Emperyalizm ve Kıssadan Hisseler/ Barış DOSTER 
ABD’nin önemli bilim insanlarından Samuel Huntington, Türkiye’de de ses getiren çalışmasının adını “Medeniyetler Çatışması” koymuştu. Sonra “Tarihin Sonu” tezini ortaya attı.

 Ardından bu tezinden önemli ölçüde döndü, özeleştiri verdi. ABD “Medeniyetler İttifakı” projesini ortaya atıp, buna biri bizden diğeri İspanya’dan iki tane eş başkan bulunca, ülkemizdeki Huntington hayranları da keskin bir U dönüşü yaptılar. Oysa ne Medeniyetler Çatışması, ne Tarihin Sonu, ne de Medeniyetler İttifakı bilimsel tezlerdir. Bunların üçü de ABD emperyalizminin ihtiyaçlarından doğmuş projelerdir. Olanı incelemez, olmasını istediklerini vazederler. Tespit değil, temenni öne çıkar. Bu nedenle onları kavramsallaştırma, kuramsallaştırma işi de devletle, istihbarat örgütleriyle teması bilinen akademisyenlere sipariş edilir.

 Kıssadan hisse: Emperyalizmin kuramcılarının yazdığı metinlere, sözde bilimsel çalışmalara karşı uyanık olmak gerekir.

 Büyük Ortadoğu Projesi’nde eş başkan olmakla övünen Türkiye’nin payına İslam diniyle hiç ilgisi olmayan, dini değil tamamen siyasi ve de ABD yapımı bir proje olan “Ilımlı İslam”, bir diğer ifadeyle Amerikan İslam’ı düştüğünde kimileri pek sevinmişti. Bu sayede din kardeşliği üzerinden terörün önleneceğine inanmışlardı. Bu yöndeki yayınların sayısı artmıştı. O kadar ki terör örgütü liderine bile “barış elçisi” gözüyle bakanlar belirmişti mütareke medyasında. İmralı ile Kandil sanki iki farklı yapı imiş gibi gösterilmeye çalışılmıştı. İmralı’nın barış istediği öne sürülmüştü. İmralı sakini eli kanlı bir bebek katili olarak değil, barış ve demokrasi elçisi olarak gösterilir olmuştu. Bu süreçte devletin adından anayasaya, ana muhalefetten medyaya dek her şey yenilenmek istenmişti. Okyanus ötesinden kimileri Cumhuriyet gazetesinde bile “Yeni Kemalizm” başlıklı makaleler yazmışlardı. Hal böyle olunca, yeni devletin adını koymak da yine bir ABD’li uzman- istihbaratçıya düşmüştü. Graham Fuller, kitabına “Yeni Türkiye Cumhuriyeti” adını vermişti. Kitaptaki tezler, yeni CHP’den de övgüler almıştı. 12 Eylül referandumunun ertesi günü iktidarın sözcülerinden olan Star’ın attığı manşet de aynıydı: “Yeni Türkiye Cumhuriyeti”.
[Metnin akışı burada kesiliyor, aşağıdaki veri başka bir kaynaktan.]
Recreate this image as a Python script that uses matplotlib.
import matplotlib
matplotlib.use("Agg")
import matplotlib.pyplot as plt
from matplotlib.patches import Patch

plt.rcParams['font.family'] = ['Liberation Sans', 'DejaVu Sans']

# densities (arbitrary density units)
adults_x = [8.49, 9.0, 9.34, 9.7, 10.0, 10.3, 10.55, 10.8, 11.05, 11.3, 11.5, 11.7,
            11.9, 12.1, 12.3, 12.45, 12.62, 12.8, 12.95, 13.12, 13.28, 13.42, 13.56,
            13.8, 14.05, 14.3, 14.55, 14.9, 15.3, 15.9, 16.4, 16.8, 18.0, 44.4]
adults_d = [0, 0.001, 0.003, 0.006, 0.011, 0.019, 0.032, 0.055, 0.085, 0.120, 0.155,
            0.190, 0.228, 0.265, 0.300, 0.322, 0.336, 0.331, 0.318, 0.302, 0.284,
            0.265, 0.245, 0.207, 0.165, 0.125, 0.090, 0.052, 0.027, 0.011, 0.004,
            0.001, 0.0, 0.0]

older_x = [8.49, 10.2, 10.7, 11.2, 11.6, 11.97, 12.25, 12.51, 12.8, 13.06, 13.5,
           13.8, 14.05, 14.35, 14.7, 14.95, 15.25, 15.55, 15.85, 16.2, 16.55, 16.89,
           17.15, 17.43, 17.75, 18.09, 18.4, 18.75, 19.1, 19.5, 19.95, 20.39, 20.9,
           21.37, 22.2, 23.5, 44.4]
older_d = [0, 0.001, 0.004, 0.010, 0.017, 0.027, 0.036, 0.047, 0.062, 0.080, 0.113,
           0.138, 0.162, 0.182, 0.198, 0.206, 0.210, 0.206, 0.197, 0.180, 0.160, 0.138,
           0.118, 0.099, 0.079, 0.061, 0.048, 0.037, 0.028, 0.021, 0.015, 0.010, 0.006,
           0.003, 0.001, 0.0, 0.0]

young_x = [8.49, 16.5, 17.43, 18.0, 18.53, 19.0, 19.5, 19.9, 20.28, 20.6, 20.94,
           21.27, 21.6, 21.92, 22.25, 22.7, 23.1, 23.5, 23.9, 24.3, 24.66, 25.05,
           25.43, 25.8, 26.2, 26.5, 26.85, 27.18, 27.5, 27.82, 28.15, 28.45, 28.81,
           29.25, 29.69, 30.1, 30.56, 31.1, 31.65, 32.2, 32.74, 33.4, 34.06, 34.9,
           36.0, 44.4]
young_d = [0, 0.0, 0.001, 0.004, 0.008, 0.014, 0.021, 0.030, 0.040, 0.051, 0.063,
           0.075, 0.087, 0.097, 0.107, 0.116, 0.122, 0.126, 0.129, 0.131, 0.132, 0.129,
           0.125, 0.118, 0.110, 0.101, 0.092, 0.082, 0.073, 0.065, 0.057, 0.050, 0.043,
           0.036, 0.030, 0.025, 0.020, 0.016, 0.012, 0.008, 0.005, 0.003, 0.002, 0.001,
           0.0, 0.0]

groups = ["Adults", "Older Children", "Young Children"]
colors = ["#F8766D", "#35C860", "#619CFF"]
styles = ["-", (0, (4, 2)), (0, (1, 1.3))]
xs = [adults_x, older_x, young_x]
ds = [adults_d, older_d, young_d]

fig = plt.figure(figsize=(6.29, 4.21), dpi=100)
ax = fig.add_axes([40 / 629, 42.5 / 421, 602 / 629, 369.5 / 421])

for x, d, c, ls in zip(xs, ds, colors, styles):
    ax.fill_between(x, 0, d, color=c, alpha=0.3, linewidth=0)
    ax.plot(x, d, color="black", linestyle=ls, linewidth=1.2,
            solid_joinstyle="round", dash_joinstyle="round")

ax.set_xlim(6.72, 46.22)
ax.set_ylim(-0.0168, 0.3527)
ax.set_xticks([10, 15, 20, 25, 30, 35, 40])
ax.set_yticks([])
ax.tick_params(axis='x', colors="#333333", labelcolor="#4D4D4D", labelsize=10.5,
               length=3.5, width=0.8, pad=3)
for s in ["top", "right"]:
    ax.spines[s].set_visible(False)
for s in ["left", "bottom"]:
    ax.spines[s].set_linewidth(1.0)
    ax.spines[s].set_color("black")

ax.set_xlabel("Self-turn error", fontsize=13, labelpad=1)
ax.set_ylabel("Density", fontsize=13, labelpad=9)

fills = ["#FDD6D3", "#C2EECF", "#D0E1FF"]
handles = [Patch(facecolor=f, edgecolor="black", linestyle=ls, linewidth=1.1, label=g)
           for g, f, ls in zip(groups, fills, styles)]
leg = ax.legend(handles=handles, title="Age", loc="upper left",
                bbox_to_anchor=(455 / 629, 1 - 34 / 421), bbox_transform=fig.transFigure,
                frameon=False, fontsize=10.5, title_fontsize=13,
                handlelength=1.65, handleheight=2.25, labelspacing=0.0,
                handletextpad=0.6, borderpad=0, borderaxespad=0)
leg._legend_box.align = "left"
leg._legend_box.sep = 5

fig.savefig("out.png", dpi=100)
 Bu süreçte halkımız, sürecin federasyona ve bölünmeye gideceğini göremedi. Ortadoğu Serbest Ticaret Bölgesi’nin, Kamu Yönetimi Reformu’nun, Yerel Yönetimler Reformu’nun, Bölge Kalkınma Ajansları’nın, Kardeş Belediyeler Birliği Projesi’nin, Birleşmiş Milletler İkiz Sözleşmeleri’nin siyasi, idari, iktisadi, mali, kültürel anlamda hep bölünmenin altyapısını hazırladığını söyleyenleri, ciddiye almadı. “Yeni” ve “yenilenme” sözcüklerinin büyüsüne kapıldı fazlasıyla. Sonuç: Sıfıra sıfır, elde var sıfır. Bir ayda 40 şehit verdikten sonra, gazetelerde terörle mücadele konusunda eskiye dönüş yapılacağı, kitlesel tutuklamaların geleceği, güvenlik önlemlerinin artırılacağı yazılır oldu. Yani “yeni” lafı, terörü önleyemedi. ABD patentli “ılımlı İslam” projesi din kardeşliğini sağlayamadı. Habur açılımı, Türk bayrağının asılmadığı sahra mahkemesi, Kemal Burkay üzülmesin diye Atatürk resminin kaldırıldığı basın toplantısı, bölücülerin silahlarını susturamadı.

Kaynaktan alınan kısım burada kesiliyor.